Similarly, we have to be strategic and smart if we are to defend our beliefs. Isaac cuts off his opponents before they come near, just as we cut off an opposing person’s arguments at the source to unsettle their position and strengthen our own. It’s a duel of wits and knowing where to hit. Most of the necromorphs even fit descriptions of various sinful and dangerous behaviors, such as gluttony, impatience, dangerous overparenting, rage, and ignorance.
Isaac’s journeys even focus on universal religious themes. The first one deals with the unknown, questioning of faith, and the dangers of denial. The second covers guilt, trust, betrayal, and forgiveness both from others and the forgiveness we give ourselves.
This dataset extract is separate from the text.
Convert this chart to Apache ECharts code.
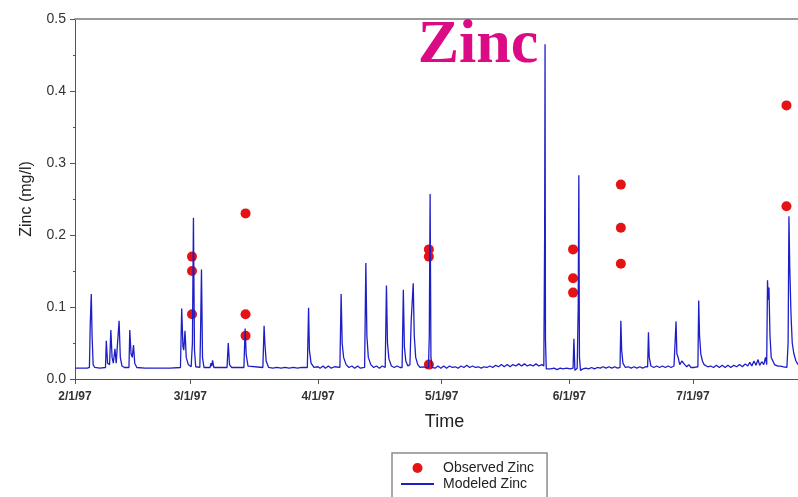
<!DOCTYPE html>
<html>
<head>
<meta charset="utf-8">
<title>Zinc</title>
<script src="https://cdn.jsdelivr.net/npm/echarts@6/dist/echarts.min.js"></script>
<style>
  html, body { margin: 0; padding: 0; background: #fff; }
  #chart { width: 798px; height: 497px; }
</style>
</head>
<body>
<div id="chart"></div>
<script>
// Day offsets are counted from 2/1/97.
const tickDays = [0, 28, 59, 89, 120, 150];
const tickLabels = ['2/1/97', '3/1/97', '4/1/97', '5/1/97', '6/1/97', '7/1/97'];

// Grab-sample concentrations (mg/l)
const observedDays = [28.4, 28.4, 28.4, 41.4, 41.4, 41.4, 85.9, 85.9, 85.9, 120.9, 120.9, 120.9, 132.5, 132.5, 132.5, 172.7, 172.7];
const observedZinc = [0.17, 0.15, 0.09, 0.23, 0.09, 0.06, 0.18, 0.17, 0.02, 0.18, 0.14, 0.12, 0.27, 0.21, 0.16, 0.38, 0.24];

// Simulated concentration time series (mg/l)
const modeledDays = [
  0, 1.5, 3.0, 3.5, 3.7, 3.95, 4.15, 4.4, 4.8, 6.0,
  7.4, 7.6, 7.9, 8.4, 8.7, 9.0, 9.3, 9.7, 10.0, 10.4, 10.7, 11.0, 11.4, 12.0,
  13.1, 13.3, 13.6, 13.9, 14.2, 14.5, 15.0, 17, 20, 23,
  25.6, 25.9, 26.2, 26.4, 26.7, 27.0, 27.5, 28.2, 28.5, 28.75, 29.0, 29.3,
  30.3, 30.45, 30.7, 30.95, 31.3, 32.8, 33.0, 33.2, 33.4, 33.7,
  36.9, 37.2, 37.5, 38.0, 41.0, 41.3, 41.55, 42.0,
  45.6, 45.9, 46.1, 46.4, 47.0, 48, 49, 50, 51, 52, 53, 54, 55,
  56.4, 56.7, 56.9, 57.3, 58, 59, 59.5, 60.2, 60.8, 61.5, 62.2, 63, 64.3,
  64.6, 64.85, 65.2, 65.8, 66.5, 67.2, 67.9, 68.6, 69.3, 70.3,
  70.6, 70.85, 71.2, 71.8, 72.5, 73.2, 73.9, 74.6, 75.3,
  75.6, 75.85, 76.2, 76.8, 77.5, 78.2, 78.9, 79.4,
  79.7, 79.95, 80.3, 80.8, 81.3, 81.6, 82.1, 82.35, 82.7, 83.2, 83.8, 84.5, 85.2, 85.8,
  86.0, 86.2, 86.4, 86.7, 87.4, 88.1, 88.8, 89.5, 90.2, 90.9, 91.6, 92.3, 93.0, 93.7,
  94.4, 95.1, 95.8, 96.5, 97.2, 97.9, 98.6, 99.3, 100.0, 100.7, 101.4, 102.1, 102.8,
  103.5, 104.2, 104.9, 105.6, 106.3, 107.0, 107.7, 108.4, 109.1, 109.8, 110.5, 111.2,
  111.9, 112.6, 113.3, 113.8, 114.0, 114.1, 114.2, 114.4, 114.8, 115.5,
  116.3, 117.0, 117.8, 118.5, 119.3, 120.2, 120.9, 121.1, 121.35, 121.6, 121.9,
  122.15, 122.3, 122.45, 122.7, 123.3, 124.0, 124.7, 125.4, 126.1, 126.8, 127.5,
  128.2, 128.9, 129.6, 130.3, 131.0, 131.7, 132.3, 132.5, 132.7, 133.0, 133.6,
  134.3, 135.0, 135.7, 136.4, 137.1, 137.8, 138.5, 139.0, 139.2, 139.4, 139.8,
  140.5, 141.2, 141.9, 142.6, 143.3, 144.0, 144.7, 145.4, 145.7, 145.9, 146.1,
  146.4, 146.8, 147.3, 148.0, 148.5, 149.0, 149.5, 150.3, 151.2, 151.4, 151.6,
  151.9, 152.3, 152.7, 153.1, 153.6, 154.3, 155.0, 155.7, 156.4, 157.1, 157.8,
  158.5, 159.2, 159.9, 160.6, 161.3, 162.0, 162.7, 163.3, 163.8, 164.3, 164.8,
  165.3, 165.8, 166.2, 166.7, 167.2, 167.6, 167.9, 168.1, 168.3, 168.45, 168.7,
  169.0, 169.4, 169.8, 170.2, 170.6, 171.2, 172.0, 172.8, 173.1, 173.3, 173.5,
  173.8, 174.1, 174.5, 175.0, 175.5
];
const modeledZinc = [
  0.015, 0.015, 0.015, 0.016, 0.076, 0.118, 0.06, 0.02, 0.016, 0.015,
  0.016, 0.053, 0.022, 0.02, 0.068, 0.03, 0.022, 0.042, 0.022, 0.024, 0.081, 0.03, 0.018, 0.016,
  0.016, 0.068, 0.035, 0.03, 0.047, 0.022, 0.016, 0.015, 0.015, 0.015,
  0.016, 0.098, 0.045, 0.04, 0.067, 0.03, 0.02, 0.017, 0.05, 0.224, 0.04, 0.017,
  0.016, 0.055, 0.152, 0.03, 0.016, 0.016, 0.022, 0.018, 0.026, 0.016,
  0.016, 0.050, 0.02, 0.016, 0.016, 0.070, 0.034, 0.018,
  0.016, 0.074, 0.049, 0.025, 0.016, 0.015, 0.016, 0.015, 0.016, 0.015, 0.016, 0.015, 0.016,
  0.016, 0.099, 0.04, 0.022, 0.016, 0.017, 0.015, 0.018, 0.015, 0.018, 0.015, 0.017, 0.016,
  0.118, 0.05, 0.03, 0.02, 0.016, 0.018, 0.015, 0.018, 0.015, 0.016,
  0.161, 0.06, 0.03, 0.02, 0.016, 0.018, 0.015, 0.018, 0.016,
  0.130, 0.05, 0.028, 0.018, 0.016, 0.018, 0.016, 0.016,
  0.124, 0.045, 0.025, 0.018, 0.02, 0.08, 0.133, 0.06, 0.03, 0.02, 0.016, 0.017, 0.016, 0.016,
  0.06, 0.257, 0.03, 0.016, 0.015, 0.018, 0.015, 0.018, 0.015, 0.018, 0.016, 0.017, 0.015, 0.018,
  0.016, 0.019, 0.016, 0.018, 0.016, 0.017, 0.015, 0.017, 0.016, 0.018, 0.016, 0.019, 0.017,
  0.02, 0.017, 0.02, 0.017, 0.02, 0.018, 0.021, 0.018, 0.021, 0.018, 0.02, 0.018,
  0.021, 0.018, 0.02, 0.018, 0.2, 0.465, 0.055, 0.014, 0.012, 0.014,
  0.015, 0.013, 0.015, 0.014, 0.015, 0.014, 0.015, 0.056, 0.012, 0.01, 0.015,
  0.1, 0.283, 0.03, 0.012, 0.014, 0.015, 0.014, 0.016, 0.014, 0.016, 0.015,
  0.017, 0.015, 0.017, 0.015, 0.017, 0.015, 0.016, 0.081, 0.04, 0.022, 0.016,
  0.017, 0.015, 0.017, 0.015, 0.017, 0.015, 0.017, 0.017, 0.065, 0.03, 0.018,
  0.016, 0.018, 0.016, 0.018, 0.016, 0.018, 0.016, 0.018, 0.017, 0.080, 0.035,
  0.03, 0.02, 0.025, 0.02, 0.017, 0.02, 0.016, 0.016, 0.017, 0.109, 0.06,
  0.035, 0.025, 0.02, 0.022, 0.017, 0.018, 0.016, 0.019, 0.016, 0.019, 0.016,
  0.019, 0.016, 0.019, 0.017, 0.02, 0.017, 0.021, 0.018, 0.023, 0.018, 0.025,
  0.019, 0.027, 0.019, 0.024, 0.02, 0.03, 0.02, 0.137, 0.11, 0.127, 0.06,
  0.03, 0.025, 0.02, 0.022, 0.018, 0.018, 0.017, 0.016, 0.05, 0.226, 0.155,
  0.09, 0.05, 0.035, 0.025, 0.02
];

const observedData = observedDays.map((d, i) => [d, observedZinc[i]]);
const modeledData = modeledDays.map((d, i) => [d, modeledZinc[i]]);

const sansFont = '"Liberation Sans", Arial, sans-serif';

const chart = echarts.init(document.getElementById('chart'), null, { renderer: 'canvas' });

chart.setOption({
  animation: false,
  backgroundColor: '#ffffff',
  textStyle: { fontFamily: sansFont },
  graphic: [{
    type: 'text',
    z: 100,
    x: 478,
    y: 46,
    style: {
      text: 'Zinc',
      align: 'center',
      verticalAlign: 'middle',
      font: 'bold 62px "Liberation Serif", "Times New Roman", serif',
      fill: '#dc0a84'
    }
  }],
  legend: {
    left: 392,
    top: 453,
    height: 40,
    width: 140,
    orient: 'vertical',
    itemWidth: 33,
    itemHeight: 10,
    itemGap: 2,
    padding: [8, 13, 12, 8],
    borderColor: '#8c8c8c',
    borderWidth: 1.5,
    backgroundColor: '#ffffff',
    textStyle: { fontSize: 14, color: '#222', fontFamily: sansFont, padding: [0, 0, 0, 4] },
    data: [
      { name: 'Observed Zinc', icon: 'circle' },
      { name: 'Modeled Zinc', itemStyle: { opacity: 0 } }
    ]
  },
  grid: { left: 75, right: 0, top: 19, bottom: 118, containLabel: false },
  xAxis: [{
    type: 'value',
    min: 0,
    max: 175.5,
    name: 'Time',
    nameLocation: 'middle',
    nameGap: 34,
    nameTextStyle: { fontSize: 18, color: '#222', padding: [0, 0, 0, 16] },
    axisLine: { show: true, lineStyle: { color: '#555', width: 1 } },
    axisTick: { show: true, length: 5, customValues: tickDays, lineStyle: { color: '#555' } },
    axisLabel: {
      customValues: tickDays,
      margin: 12,
      fontSize: 12,
      fontWeight: 'bold',
      color: '#333',
      formatter: v => tickLabels[tickDays.indexOf(v)] || ''
    },
    splitLine: { show: false }
  }, {
    // top frame line
    type: 'value',
    position: 'top',
    min: 0,
    max: 175.5,
    axisLine: { show: true, onZero: false, lineStyle: { color: '#9a9a9a', width: 2 } },
    axisTick: { show: false },
    axisLabel: { show: false },
    splitLine: { show: false }
  }],
  yAxis: {
    type: 'value',
    min: 0,
    max: 0.5,
    interval: 0.1,
    name: 'Zinc (mg/l)',
    nameLocation: 'middle',
    nameGap: 40,
    nameTextStyle: { fontSize: 16, color: '#222' },
    axisLine: { show: true, lineStyle: { color: '#555', width: 1 } },
    axisTick: { show: true, length: 5, lineStyle: { color: '#555' } },
    minorTick: { show: true, splitNumber: 2, length: 2, lineStyle: { color: '#555' } },
    axisLabel: { fontSize: 14, color: '#333', margin: 9, formatter: v => v.toFixed(1) },
    splitLine: { show: false }
  },
  series: [{
    name: 'Observed Zinc',
    type: 'scatter',
    data: observedData,
    symbol: 'circle',
    symbolSize: 10,
    itemStyle: { color: '#e41414', opacity: 1 },
    z: 2
  }, {
    name: 'Modeled Zinc',
    type: 'line',
    data: modeledData,
    showSymbol: false,
    symbol: 'none',
    lineStyle: { color: '#1e1ec8', width: 1.3 },
    itemStyle: { color: '#1e1ec8' },
    z: 3
  }]
});
</script>
</body>
</html>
The finale deals with duty, past regrets, forgiveness again (this time for Carver), faith, and most importantly of all — the value and purpose of sacrifice. Sacrifice, duty, and past regrets especially stand out in the finale, as every character confronts a situation where they may choose wrong or right in light of the past and what is to come, and that they will very likely die and be forgotten, even though they are all that stands in the way of the end of all human life.
So we have a universe that faces the harshest moments and the brightest spots of religious belief (and lack thereof), set around gameplay that is an allegory to the stresses and pains of regular life with a heroic yet flawed human protagonist who stands as an example to the failures and successes of faith-motivated actions.
Now some may argue I’m making something out of nothing here. I may be doing just that, but what if I am, what’s wrong with that? Dead Space is a great series on its own, and adding more depth is in its favor, as far as I’m concerned. Also, we have far too few games that truly let us just be who we are while still feeling some escapism and fun. If anyone else out there feels this way about another game but hasn’t said anything, I think they should be able to. I think their years of silent patience has earned them that.